▶ [Problem to work on]: Look through the material below. Copy each line that contains the string "chart".
-- start of Given data --
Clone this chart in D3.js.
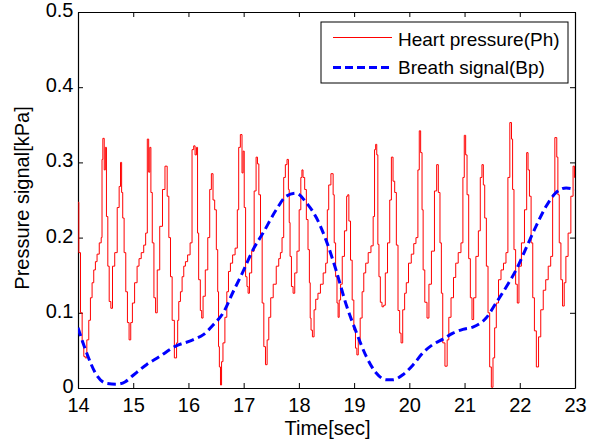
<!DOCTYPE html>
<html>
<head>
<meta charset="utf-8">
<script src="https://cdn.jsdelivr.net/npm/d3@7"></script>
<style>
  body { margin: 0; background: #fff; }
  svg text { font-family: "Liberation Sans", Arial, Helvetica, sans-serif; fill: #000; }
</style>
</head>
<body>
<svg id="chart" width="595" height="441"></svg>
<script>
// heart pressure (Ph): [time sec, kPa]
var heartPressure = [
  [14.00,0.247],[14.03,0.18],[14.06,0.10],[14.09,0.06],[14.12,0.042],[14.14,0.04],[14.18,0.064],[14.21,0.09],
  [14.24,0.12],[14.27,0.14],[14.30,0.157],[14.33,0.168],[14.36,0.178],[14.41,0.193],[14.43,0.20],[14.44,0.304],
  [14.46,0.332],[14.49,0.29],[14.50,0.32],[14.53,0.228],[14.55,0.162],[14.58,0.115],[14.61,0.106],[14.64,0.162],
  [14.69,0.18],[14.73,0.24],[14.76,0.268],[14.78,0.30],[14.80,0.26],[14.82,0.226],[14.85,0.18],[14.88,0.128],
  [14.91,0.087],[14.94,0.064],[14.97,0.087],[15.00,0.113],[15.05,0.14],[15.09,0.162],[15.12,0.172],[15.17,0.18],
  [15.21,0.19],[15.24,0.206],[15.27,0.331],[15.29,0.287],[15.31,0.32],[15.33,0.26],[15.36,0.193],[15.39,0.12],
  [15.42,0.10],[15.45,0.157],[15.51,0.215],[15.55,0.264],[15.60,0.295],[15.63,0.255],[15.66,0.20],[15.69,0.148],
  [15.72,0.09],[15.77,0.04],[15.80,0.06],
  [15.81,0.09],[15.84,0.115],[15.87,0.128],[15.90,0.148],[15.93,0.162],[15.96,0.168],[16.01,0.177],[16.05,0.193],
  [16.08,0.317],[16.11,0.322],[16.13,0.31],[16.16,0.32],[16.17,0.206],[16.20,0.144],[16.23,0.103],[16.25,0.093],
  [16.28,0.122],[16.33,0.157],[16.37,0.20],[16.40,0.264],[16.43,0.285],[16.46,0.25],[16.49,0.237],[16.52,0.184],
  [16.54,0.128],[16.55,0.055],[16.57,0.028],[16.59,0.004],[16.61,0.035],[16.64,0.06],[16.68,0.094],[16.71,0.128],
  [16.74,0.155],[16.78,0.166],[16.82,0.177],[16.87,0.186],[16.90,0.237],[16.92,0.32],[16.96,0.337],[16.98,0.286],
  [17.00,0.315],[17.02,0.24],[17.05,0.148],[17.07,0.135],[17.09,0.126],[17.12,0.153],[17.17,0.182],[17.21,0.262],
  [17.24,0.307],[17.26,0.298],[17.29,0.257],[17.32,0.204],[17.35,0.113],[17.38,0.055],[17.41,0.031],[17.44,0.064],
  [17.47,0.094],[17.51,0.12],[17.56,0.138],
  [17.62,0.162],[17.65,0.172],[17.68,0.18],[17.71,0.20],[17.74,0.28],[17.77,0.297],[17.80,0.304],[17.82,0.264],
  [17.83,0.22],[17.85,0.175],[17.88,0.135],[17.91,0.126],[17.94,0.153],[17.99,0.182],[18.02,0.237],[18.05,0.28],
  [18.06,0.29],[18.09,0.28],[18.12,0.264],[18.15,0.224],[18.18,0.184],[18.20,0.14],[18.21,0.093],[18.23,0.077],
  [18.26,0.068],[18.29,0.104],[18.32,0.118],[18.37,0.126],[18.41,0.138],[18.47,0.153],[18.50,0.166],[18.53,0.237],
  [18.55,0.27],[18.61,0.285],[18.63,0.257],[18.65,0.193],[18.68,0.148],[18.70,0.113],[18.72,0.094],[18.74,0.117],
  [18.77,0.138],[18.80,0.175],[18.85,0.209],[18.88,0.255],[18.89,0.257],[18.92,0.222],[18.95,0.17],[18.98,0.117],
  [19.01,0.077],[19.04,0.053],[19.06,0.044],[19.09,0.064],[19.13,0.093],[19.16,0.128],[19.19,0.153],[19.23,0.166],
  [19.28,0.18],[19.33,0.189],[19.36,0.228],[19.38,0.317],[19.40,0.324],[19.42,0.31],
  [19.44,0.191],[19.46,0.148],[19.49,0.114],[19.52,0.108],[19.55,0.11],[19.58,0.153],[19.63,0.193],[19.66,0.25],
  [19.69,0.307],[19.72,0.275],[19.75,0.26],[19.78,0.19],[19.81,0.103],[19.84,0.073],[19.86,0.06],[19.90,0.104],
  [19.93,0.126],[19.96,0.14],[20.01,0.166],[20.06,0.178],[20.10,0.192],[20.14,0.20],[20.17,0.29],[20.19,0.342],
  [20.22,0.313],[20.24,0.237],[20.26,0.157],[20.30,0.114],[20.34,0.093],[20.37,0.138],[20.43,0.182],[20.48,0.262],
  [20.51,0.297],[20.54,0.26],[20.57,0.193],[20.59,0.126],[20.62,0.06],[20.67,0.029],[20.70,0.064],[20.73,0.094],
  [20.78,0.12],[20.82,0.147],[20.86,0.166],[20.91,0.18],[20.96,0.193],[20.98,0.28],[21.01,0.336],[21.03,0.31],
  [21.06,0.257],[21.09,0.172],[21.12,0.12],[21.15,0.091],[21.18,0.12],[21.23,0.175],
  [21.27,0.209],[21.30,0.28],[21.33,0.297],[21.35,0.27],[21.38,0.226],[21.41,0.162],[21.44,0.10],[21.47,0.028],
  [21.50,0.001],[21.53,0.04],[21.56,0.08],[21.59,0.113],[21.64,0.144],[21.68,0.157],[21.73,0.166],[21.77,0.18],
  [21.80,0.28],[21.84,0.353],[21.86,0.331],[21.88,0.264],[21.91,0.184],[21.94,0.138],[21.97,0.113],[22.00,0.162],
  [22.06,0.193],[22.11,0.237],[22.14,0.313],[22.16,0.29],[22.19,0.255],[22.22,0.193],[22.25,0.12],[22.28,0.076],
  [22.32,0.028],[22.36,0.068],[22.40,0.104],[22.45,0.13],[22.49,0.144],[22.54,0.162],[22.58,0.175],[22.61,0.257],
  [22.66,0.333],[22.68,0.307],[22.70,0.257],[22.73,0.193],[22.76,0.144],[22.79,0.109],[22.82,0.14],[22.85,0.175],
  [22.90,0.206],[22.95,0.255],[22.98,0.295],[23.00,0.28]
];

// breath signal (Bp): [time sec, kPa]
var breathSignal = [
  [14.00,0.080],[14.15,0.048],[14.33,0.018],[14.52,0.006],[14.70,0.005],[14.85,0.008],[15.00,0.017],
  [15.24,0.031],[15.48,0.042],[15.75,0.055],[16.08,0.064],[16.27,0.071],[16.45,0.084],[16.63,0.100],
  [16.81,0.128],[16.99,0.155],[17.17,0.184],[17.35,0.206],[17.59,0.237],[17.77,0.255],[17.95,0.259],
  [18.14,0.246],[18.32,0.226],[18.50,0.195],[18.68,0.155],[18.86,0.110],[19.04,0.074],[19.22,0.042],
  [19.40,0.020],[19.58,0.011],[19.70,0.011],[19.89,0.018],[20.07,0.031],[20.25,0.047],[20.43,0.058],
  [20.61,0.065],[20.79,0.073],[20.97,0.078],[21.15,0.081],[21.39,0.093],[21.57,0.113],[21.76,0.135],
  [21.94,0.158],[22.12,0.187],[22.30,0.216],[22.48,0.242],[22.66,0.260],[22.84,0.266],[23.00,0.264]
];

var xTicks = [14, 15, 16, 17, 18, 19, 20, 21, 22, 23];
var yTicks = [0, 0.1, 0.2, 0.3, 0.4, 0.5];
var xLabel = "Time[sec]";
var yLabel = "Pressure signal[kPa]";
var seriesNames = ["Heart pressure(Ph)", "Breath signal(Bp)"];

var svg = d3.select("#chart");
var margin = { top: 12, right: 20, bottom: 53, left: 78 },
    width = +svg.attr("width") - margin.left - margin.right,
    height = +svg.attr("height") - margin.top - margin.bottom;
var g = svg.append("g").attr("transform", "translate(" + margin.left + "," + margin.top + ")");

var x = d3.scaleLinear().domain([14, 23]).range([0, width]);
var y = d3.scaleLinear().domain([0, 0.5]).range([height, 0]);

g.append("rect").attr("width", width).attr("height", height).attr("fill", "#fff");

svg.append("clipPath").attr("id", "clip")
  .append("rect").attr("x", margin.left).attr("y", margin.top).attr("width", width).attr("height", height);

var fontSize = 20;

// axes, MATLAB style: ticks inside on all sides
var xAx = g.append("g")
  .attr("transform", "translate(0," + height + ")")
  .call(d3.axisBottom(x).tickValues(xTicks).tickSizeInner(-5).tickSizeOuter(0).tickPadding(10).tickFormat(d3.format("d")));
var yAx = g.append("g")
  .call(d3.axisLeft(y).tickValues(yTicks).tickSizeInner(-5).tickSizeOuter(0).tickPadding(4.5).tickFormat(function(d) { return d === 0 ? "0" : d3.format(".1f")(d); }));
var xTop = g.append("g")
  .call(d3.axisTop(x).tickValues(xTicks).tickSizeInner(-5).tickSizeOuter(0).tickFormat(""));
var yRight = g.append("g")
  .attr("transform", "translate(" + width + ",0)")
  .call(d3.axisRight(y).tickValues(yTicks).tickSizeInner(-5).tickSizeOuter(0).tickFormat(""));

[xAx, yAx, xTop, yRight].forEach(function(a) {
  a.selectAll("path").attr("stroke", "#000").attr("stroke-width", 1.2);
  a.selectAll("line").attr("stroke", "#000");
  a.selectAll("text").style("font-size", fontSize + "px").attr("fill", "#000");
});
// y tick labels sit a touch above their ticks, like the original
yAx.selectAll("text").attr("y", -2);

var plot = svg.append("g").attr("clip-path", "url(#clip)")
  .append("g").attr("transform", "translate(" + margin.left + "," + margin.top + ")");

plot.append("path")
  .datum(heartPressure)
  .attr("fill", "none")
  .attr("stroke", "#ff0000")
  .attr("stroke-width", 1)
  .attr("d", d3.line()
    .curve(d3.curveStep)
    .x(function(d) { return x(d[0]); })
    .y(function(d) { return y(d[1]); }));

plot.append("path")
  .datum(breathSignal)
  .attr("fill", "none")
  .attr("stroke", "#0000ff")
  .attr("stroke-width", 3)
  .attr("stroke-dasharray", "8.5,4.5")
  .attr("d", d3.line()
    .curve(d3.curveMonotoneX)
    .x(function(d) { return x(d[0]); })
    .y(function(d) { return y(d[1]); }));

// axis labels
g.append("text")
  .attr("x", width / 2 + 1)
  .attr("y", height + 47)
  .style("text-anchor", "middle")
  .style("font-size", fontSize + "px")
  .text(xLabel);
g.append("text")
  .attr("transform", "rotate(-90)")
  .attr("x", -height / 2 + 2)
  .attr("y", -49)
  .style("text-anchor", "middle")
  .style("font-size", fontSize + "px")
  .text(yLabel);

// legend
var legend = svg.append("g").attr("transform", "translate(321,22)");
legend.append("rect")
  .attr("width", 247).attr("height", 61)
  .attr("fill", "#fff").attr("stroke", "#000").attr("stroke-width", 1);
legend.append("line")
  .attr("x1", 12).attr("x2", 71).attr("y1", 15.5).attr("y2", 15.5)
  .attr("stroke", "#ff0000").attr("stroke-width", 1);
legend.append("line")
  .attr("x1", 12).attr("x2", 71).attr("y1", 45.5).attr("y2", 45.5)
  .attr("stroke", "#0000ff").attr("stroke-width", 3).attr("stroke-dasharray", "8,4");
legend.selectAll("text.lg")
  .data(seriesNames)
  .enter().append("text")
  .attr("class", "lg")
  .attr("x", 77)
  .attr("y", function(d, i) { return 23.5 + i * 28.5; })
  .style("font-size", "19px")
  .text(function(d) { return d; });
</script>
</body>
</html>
-- end of Given data --
▶ [Correct answer]:
Clone this chart in D3.js.
<svg id="chart" width="595" height="441"></svg>
var svg = d3.select("#chart");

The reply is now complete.